When not critiquing the press through the language it opts for, Fleischer most often tries to prove his point by playing back exchanges he had during some of his 300 White House press briefings. But Fleischer leaves out important context. For instance, time and again he cites hostile questions posed by Helen Thomas, the grande dame of the White House press corps, as an example of just how agenda-driven liberal reporters can be. (Thomas: "Why does [Bush] want to drop bombs on innocent Iraqis?") The truth is, even though Thomas grabs more mentions in "Taking Heat" than any other journalist, she is irrelevant when it comes to setting the agenda inside the Beltway. She wields no real power and her pointed barbs do not reflect the general mood of the White House press corps. If Fleischer were able to point to a reporter from the New York Times or Washington Post or NBC who asked antagonizing questions on a daily basis, then his charge would stick. But he cannot. Instead he uses Thomas as a convenient foil.
And to take step back, Fleischer, focusing so intently on White House reporters (and their limited role), ignores the Republican media revolution that's going on all around him. It's an insurgency that puts to shame any hint of Democratic partisan activity inside the White House press room. (For Fleischer's purposes Fox News barely exists, garnering just five mentions within "Taking Heat's" 400 pages.) Let's face it, a blatantly partisan conservative host on Fox News or MSNBC, who programs his shows around GOP talking points and treats facts as fungible objects has far more impact on the political dialogue nationwide than a wide-eyed liberal White House news reporter whose editor demands he write balanced, factual stories, but might allow him to ask loaded questions in front of 19 other reporters at White House briefings.
Again, Fleischer pretends the events at the briefings define political journalism. They do not. They're an increasingly irrelevant sideshow. The important, substantative work of covering the administration does not occur during the televised give-and-take inside the White House press room, in part because so little information is ferreted out.
In the end, Fleischer's argument that the Beltway press's reporting is clouded by fundamental bias doesn't withstand scrutiny, and Fleischer himself is proof of that. Arguably the most famous phrase he ever uttered during his years behind the White House podium occurred just weeks after the 9/11 attack.
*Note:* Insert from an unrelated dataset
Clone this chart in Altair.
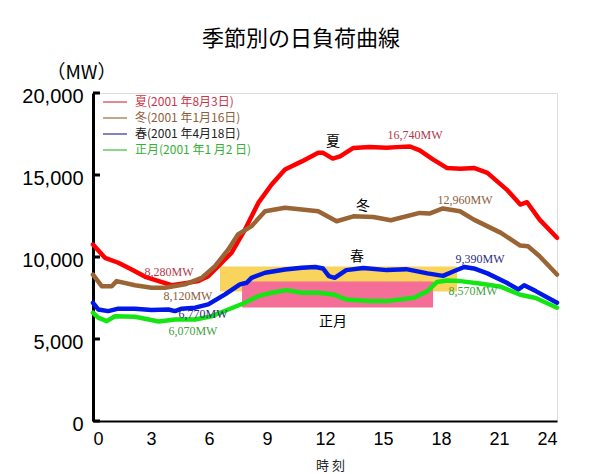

Asked about late night comedian Bill Maher's comments that launching U.S. cruise missiles 2,000 miles away from their target was "cowardly" compared to 9/11 attackers who gave their lives, Fleischer said: "All Americans need to watch what they say, watch what they do." Fleischer insists his comment was taken out of context, and to prove it, he points approvingly to ABC's Ted Koppel, who one night reviewed Fleischer's quote and informed "Nightline" viewers, "Ari Fleischer got a bum rap on that one."
In this case at least, Koppel was able to keep his Democratic "bias" in check.